Cependant, le Conseil des régions et des districts ne dispose pas de la compétence d'initiative législative, comme il est absent des révisions constitutionnelles.
Kélibi a commenté à ce sujet : "Il est frappant qu'en dépit de l'absence de droit d'initiative législative, il a le droit de saisir la Cour constitutionnelle sur les projets de loi".
Elle a ajouté : "Nous anticipons ici des conflits potentiels entre les deux chambres, où le Conseil des régions et des districts pourrait tenter d'entraver un projet législatif qu'il ne juge pas favorable pour le pays".
L'invitée de "Midi Show" a souligné que plus de 80 pays dans le monde ont un parlement bicaméral, et que parmi les raisons qui justifient cette structure, c'est qu'elle offre une représentation plus précise et diversifiée et permet une meilleure délibération des projets de loi, en les examinant dans deux cadres différents.
L'expérience récente avec la loi de finances et, à l'instar d'autres pays ayant opté pour le système bicaméral, montre qu'à un moment donné, il faut trancher en cas de différend entre les deux chambres concernant une loi, et dans la plupart des cas, la décision revient à la première chambre (la chambre basse, en l'occurrence ľARP) si le blocage persiste.
"C'est là que réside le déséquilibre dans la relation entre les deux chambres, avec la prévalence d'une sur l'autre après que toutes les procédures prévues ont été suivies", a encore dit Kélibi.

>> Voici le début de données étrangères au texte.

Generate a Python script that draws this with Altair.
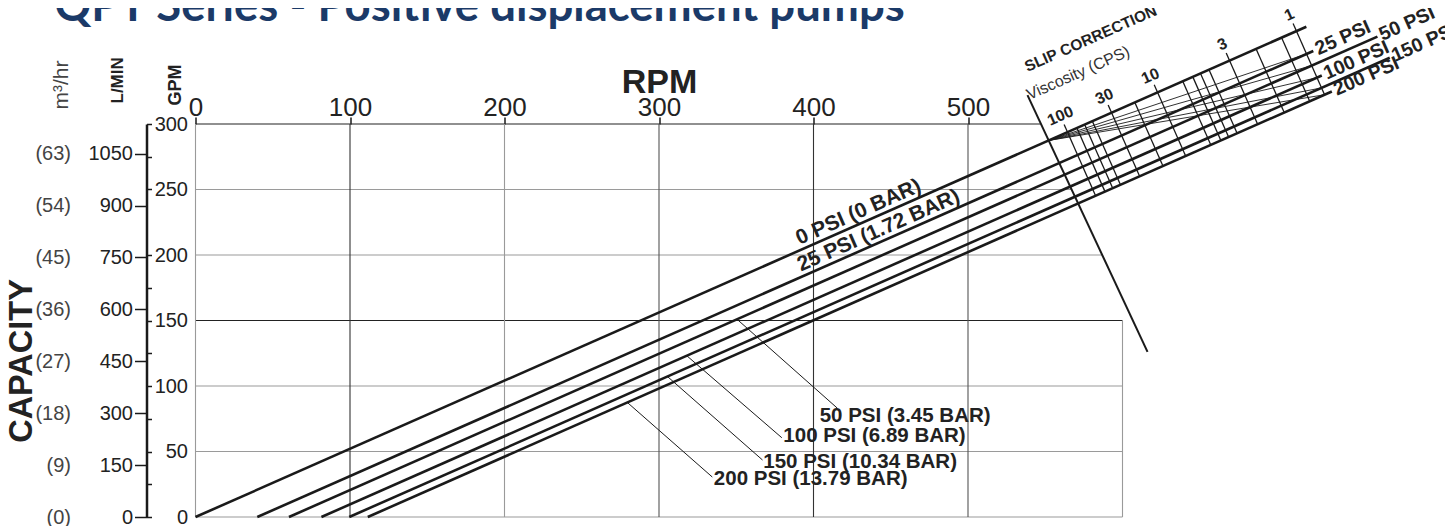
import math
import altair as alt
import pandas as pd

# ---------------- values ----------------
rpm_labels = [0, 100, 200, 300, 400, 500]
gpm_tick_values = [0, 25, 50, 75, 100, 125, 150, 175, 200, 250, 275, 300]
lmin_values = [0, 150, 300, 450, 600, 750, 900, 1050]
m3hr_values = [0, 9, 18, 27, 36, 45, 54, 63]

grid_h_gpm = [0, 50, 100, 150, 200, 250, 300]
grid_h_end_rpm = [600, 600, 600, 600, 587, 567, 547]
grid_h_color = ["#9a9a9a", "#9a9a9a", "#9a9a9a", "#222222", "#9a9a9a", "#9a9a9a", "#222222"]
grid_v_rpm = [0, 100, 200, 300, 400, 500, 600]
grid_v_top_gpm = [300, 300, 300, 300, 300, 300, 150]
grid_v_color = ["#9a9a9a", "#333333", "#9a9a9a", "#555555", "#333333", "#555555", "#9a9a9a"]

pressure_names = ["0 PSI", "25 PSI", "50 PSI", "100 PSI", "150 PSI", "200 PSI"]
line_start_rpm = [0, 40, 60.5, 81.5, 99.5, 111.5]
line_end_rpm = [719, 723.5, 765, 729, 773, 735.5]
flow_slope = 0.5205  # GPM per RPM, common to all pressure lines

on_line_labels = ["0 PSI (0 BAR)", "25 PSI (1.72 BAR)"]
on_line_index = [0, 1]
on_line_rpm = [432, 445]

leader_labels = ["50 PSI (3.45 BAR)", "100 PSI (6.89 BAR)", "150 PSI (10.34 BAR)", "200 PSI (13.79 BAR)"]
leader_index = [2, 3, 4, 5]
leader_from_rpm = [350.5, 318, 305.5, 279.5]
leader_to_rpm = [415.5, 379.5, 367, 334.5]
leader_to_gpm = [83, 60.5, 43.5, 30.5]
leader_text_rpm = [404, 380.5, 367.5, 335.5]
leader_text_gpm = [77, 61.5, 42, 29]

# slip-correction nomogram
visc_labels = ["100", "30", "10", "3", "1"]
visc_label_rpm = [564.4, 592.9, 622.7, 669.3, 712.6]
visc_minor_rpm = [570.5, 575.5, 580.5, 608, 639, 645.5, 650.5, 656, 686.5, 703]
diag_rpm = [538.5, 616.2]
diag_gpm = [322.1, 126.0]
end_label_index = [1, 2, 3, 4, 5]

title_text = "QPT Series - Positive displacement pumps"

# ---------------- layout constants ----------------
W, H = 927, 393
SX = W / 600.0
SY = H / 300.0
FONT = "Liberation Sans"
INK = "#1a1a1a"

m = flow_slope * SY / SX
norm = math.sqrt(1 + m * m)
gap_px = flow_slope * line_start_rpm[-1] * SY
D = gap_px / norm
dR = D * m / norm / SX
dG = -D / norm / SY
ang = 360 - math.degrees(math.atan(m))


def gpm_on(i, r):
    return flow_slope * (r - line_start_rpm[i])


xscale = alt.Scale(domain=[0, 600], nice=False, zero=False)
yscale = alt.Scale(domain=[0, 300], nice=False, zero=False)
xaxis = alt.Axis(orient="top", values=rpm_labels, format="d", grid=False, domain=False,
                 tickSize=7, tickWidth=1.5, tickColor=INK, labelFont=FONT, labelFontSize=26,
                 labelColor="#222", labelPadding=2, labelBaseline="alphabetic", labelFlush=False,
                 title="RPM", titleFont=FONT, titleFontSize=34, titleFontWeight="bold",
                 titleColor="#222", titlePadding=2, titleBaseline="alphabetic")
yaxis = alt.Axis(orient="right", offset=-(W + 49), values=gpm_tick_values,
                 labelExpr="datum.value % 50 == 0 ? datum.label : ''", grid=False,
                 domain=True, domainColor=INK, domainWidth=2.5, tickSize=5, tickWidth=1.5,
                 tickColor=INK, labelAlign="right", labelBaseline="middle", labelPadding=36,
                 labelFont=FONT, labelFontSize=20, labelColor="#222",
                 title="GPM", titleAngle=270, titleX=29, titleY=-19, titleAlign="left",
                 titleBaseline="middle", titleFont=FONT, titleFontSize=18, titleFontWeight="bold",
                 titleColor="#222")


def X(f):
    return alt.X(f, type="quantitative", scale=xscale, axis=xaxis)


def Y(f):
    return alt.Y(f, type="quantitative", scale=yscale, axis=yaxis)


# ---------------- tables ----------------
grid_h = pd.DataFrame({"g": grid_h_gpm, "r0": [0] * len(grid_h_gpm), "r1": grid_h_end_rpm, "c": grid_h_color})
grid_v = pd.DataFrame({"r": grid_v_rpm, "g0": [0] * len(grid_v_rpm), "g1": grid_v_top_gpm, "c": grid_v_color})

lines = pd.DataFrame({
    "p": pressure_names,
    "r0": line_start_rpm,
    "g0": [0] * 6,
    "r1": line_end_rpm,
    "g1": [gpm_on(i, line_end_rpm[i]) for i in range(6)],
})

# cross ticks (viscosity scale)
ticks = []
for r in visc_label_rpm:
    ticks.append({"r0": r - 0.12 * dR, "g0": flow_slope * r - 0.12 * dG, "r1": r + dR, "g1": flow_slope * r + dG})
for r in visc_minor_rpm:
    ticks.append({"r0": r, "g0": flow_slope * r, "r1": r + dR, "g1": flow_slope * r + dG})
ticks = pd.DataFrame(ticks)

# fan lines from the zero-slip point to the viscosity-1 points
t = (flow_slope * diag_rpm[0] - diag_gpm[0]) / ((diag_gpm[1] - diag_gpm[0]) - flow_slope * (diag_rpm[1] - diag_rpm[0]))
org_r = diag_rpm[0] + t * (diag_rpm[1] - diag_rpm[0])
org_g = diag_gpm[0] + t * (diag_gpm[1] - diag_gpm[0])
r1 = visc_label_rpm[-1]
fan = []
for i in range(1, 6):
    u = line_start_rpm[i] / line_start_rpm[-1]
    fan.append({"r0": org_r, "g0": org_g, "r1": r1 + u * dR, "g1": flow_slope * r1 + u * dG})
fan = pd.DataFrame(fan)

diag = pd.DataFrame({"r0": [diag_rpm[0]], "g0": [diag_gpm[0]], "r1": [diag_rpm[1]], "g1": [diag_gpm[1]]})

leaders = pd.DataFrame({
    "r0": leader_from_rpm,
    "g0": [gpm_on(i, r) for i, r in zip(leader_index, leader_from_rpm)],
    "r1": leader_to_rpm,
    "g1": leader_to_gpm,
})

on_line = pd.DataFrame({
    "t": on_line_labels,
    "r": on_line_rpm,
    "g": [gpm_on(i, r) for i, r in zip(on_line_index, on_line_rpm)],
})
leader_text = pd.DataFrame({"t": leader_labels, "r": leader_text_rpm, "g": leader_text_gpm})
visc_text = pd.DataFrame({
    "t": visc_labels,
    "r": [r - 0.14 * dR for r in visc_label_rpm],
    "g": [flow_slope * r - 0.14 * dG for r in visc_label_rpm],
})
end_text = pd.DataFrame({
    "t": [pressure_names[i] for i in end_label_index],
    "r": [line_end_rpm[i] for i in end_label_index],
    "g": [gpm_on(i, line_end_rpm[i]) for i in end_label_index],
})
slip_title = pd.DataFrame({"t": ["SLIP CORRECTION"], "r": [538.5], "g": [339.7]})
slip_sub = pd.DataFrame({"t": ["Viscosity (CPS)"], "r": [539.8], "g": [318.3]})
capacity = pd.DataFrame({"t": ["CAPACITY"], "r": [-112.6], "g": [119.1]})
title_df = pd.DataFrame({"t": [title_text], "r": [-91.3], "g": [379]})


def seg(df, width, color=INK):
    return alt.Chart(df).mark_rule(strokeWidth=width, color=color, strokeCap="butt").encode(
        x=X("r0"), y=Y("g0"), x2="r1", y2="g1")


gh = alt.Chart(grid_h).mark_rule(strokeWidth=1.1).encode(
    x=X("r0"), x2="r1", y=Y("g"), color=alt.Color("c:N", scale=None))
gv = alt.Chart(grid_v).mark_rule(strokeWidth=1.1).encode(
    x=X("r"), y=Y("g0"), y2="g1", color=alt.Color("c:N", scale=None))


def txt(df, **kw):
    base = dict(font=FONT, color="#222")
    base.update(kw)
    return alt.Chart(df).mark_text(**base).encode(x=X("r"), y=Y("g"), text="t:N")


main = alt.layer(
    gh, gv,
    seg(leaders, 1),
    seg(ticks, 1.3),
    seg(fan, 0.9),
    seg(diag, 2),
    seg(lines, 2.6),
    txt(on_line, fontSize=21, fontWeight="bold", angle=ang, align="center", baseline="bottom", dy=-1),
    txt(leader_text, fontSize=20.5, fontWeight="bold", align="left", baseline="middle"),
    txt(visc_text, fontSize=16, fontWeight="bold", angle=ang, align="center", baseline="bottom"),
    txt(end_text, fontSize=19.5, fontWeight="bold", angle=ang, align="left", baseline="middle", dx=3),
    txt(slip_title, fontSize=15.5, fontWeight="bold", angle=ang, align="left", baseline="alphabetic"),
    txt(slip_sub, fontSize=16, angle=ang, align="left", baseline="alphabetic", color="#333"),
    txt(capacity, fontSize=32.5, fontWeight="bold", angle=270, align="center", baseline="middle"),
    txt(title_df, font="Lato", fontSize=45.5, fontWeight="bold", align="left", baseline="alphabetic",
        color="#1b3a68"),
)

lmin_layer = alt.Chart(pd.DataFrame({"v": lmin_values})).mark_point(opacity=0).encode(
    y=alt.Y("v:Q", scale=alt.Scale(domain=[0, 300 * 3.785411784], nice=False, zero=False),
            axis=alt.Axis(orient="left", offset=49, values=lmin_values, format="d", grid=False,
                          domain=False, tickSize=12, tickWidth=1.5, tickColor=INK,
                          labelPadding=2, labelFont=FONT, labelFontSize=20, labelColor="#222",
                          title="L/MIN", titleAngle=270, titleX=-29, titleY=-21, titleAlign="left",
                          titleBaseline="middle", titleFont=FONT, titleFontSize=17,
                          titleFontWeight="bold", titleColor="#222")))

m3_layer = alt.Chart(pd.DataFrame({"v": m3hr_values})).mark_point(opacity=0).encode(
    y=alt.Y("v:Q", scale=alt.Scale(domain=[0, 300 * 3.785411784 * 0.06], nice=False, zero=False),
            axis=alt.Axis(orient="left", offset=125, values=m3hr_values, format="d", grid=False,
                          domain=False, ticks=False, labelPadding=0,
                          labelExpr="'(' + datum.label + ')'",
                          labelFont=FONT, labelFontSize=20, labelColor="#444",
                          title="m³/hr", titleAngle=270, titleX=-9, titleY=-15, titleAlign="left",
                          titleBaseline="middle", titleFont=FONT, titleFontSize=21,
                          titleFontWeight="normal", titleColor="#444")))

chart = alt.layer(main, lmin_layer, m3_layer).resolve_scale(y="independent").properties(
    width=W, height=H,
    autosize=alt.AutoSizeParams(type="none"),
    padding={"left": 187.5, "top": 116, "right": 322.5, "bottom": 9},
    background="white",
).configure_view(stroke=None)

chart.save("out.html", embed_options={"renderer": "svg", "actions": False})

Et de continuer : "finalement, le texte de la loi est dirigé dans la version adoptée par l'Assemblée des représentants du peuple et le président de la République peut exercer son droit de veto et renvoyer la loi sans la promulguer".
Kelibi a estimé que le décret régissant la relation entre les deux chambres a pris du retard et que les deux Chambres auraient pu travailler plus sereinement, s'il avait été publié avant que chacune d'elles n'adopte son propre règlement intérieur.
Elle a conclu qu'il était nécessaire de réviser les règlements intérieurs pour les harmoniser avec le décret régissant la relation entre les deux Chambres.